Operating during the exercise directly from their home base were United States Air Force F-16CM/DMs of the 31st Fighter Wing (FW), based at Aviano Air Base. Having to fly over the Adriatic Sea to join the missions, these were supported by several KC-135R’s operating out of Athens International Airport.

Also participating from an undisclosed Air Base were MQ-9 Reaper unmanned aerial vehicles.

Finally, the Royal Air Force participated with several Typhoons from their permanent joint operating base at RAF Akrotiri Air Base, Cyprus. With current operations at a high pace in the region, the RAF opted to participate in a similar way it did in 2023 during the Anatolian Eagle exercise in Turkey.
Two Royal Saudi Air Force Typhoon T.3s participated.

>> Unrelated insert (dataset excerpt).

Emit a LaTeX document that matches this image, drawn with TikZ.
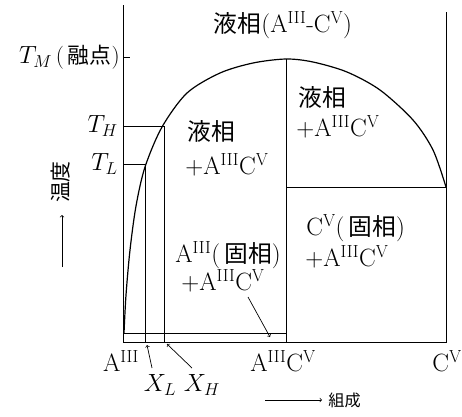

The abillity to work together with their allies is crucial - Erik Bruijns
In addition to these air assets that completed 1027 sorties during the exercise, there were also participants from the Hellenic Army, Navy and Special Warfare Command, as well as Austrian and Portuguese Intelligence and Special Forces personnel. These non flying participants are very valuable to the exercise as they are involved in creating complex and realistic scenarios. Iniochos also saw observers join from different Air Forces, like Germany and Austria. The scale of the exercise and the dedication of the Hellenic Air Force to the exercise becomes even more clear when you zoom out and look at the whole operating area. Kalamata Air Base for instance, a very busy airfield where the Hellenic Air Force training wing is based, would shut down all their operations between certain hours of the day. This would enable the exercise to make use of the base. Patriot surface-to-air missile (SAM) systems would start up to provide an extra threat for the participating aircraft. Different bases across Greece would have the same ways of working during the two weeks, adding to the real life feel of the exercise.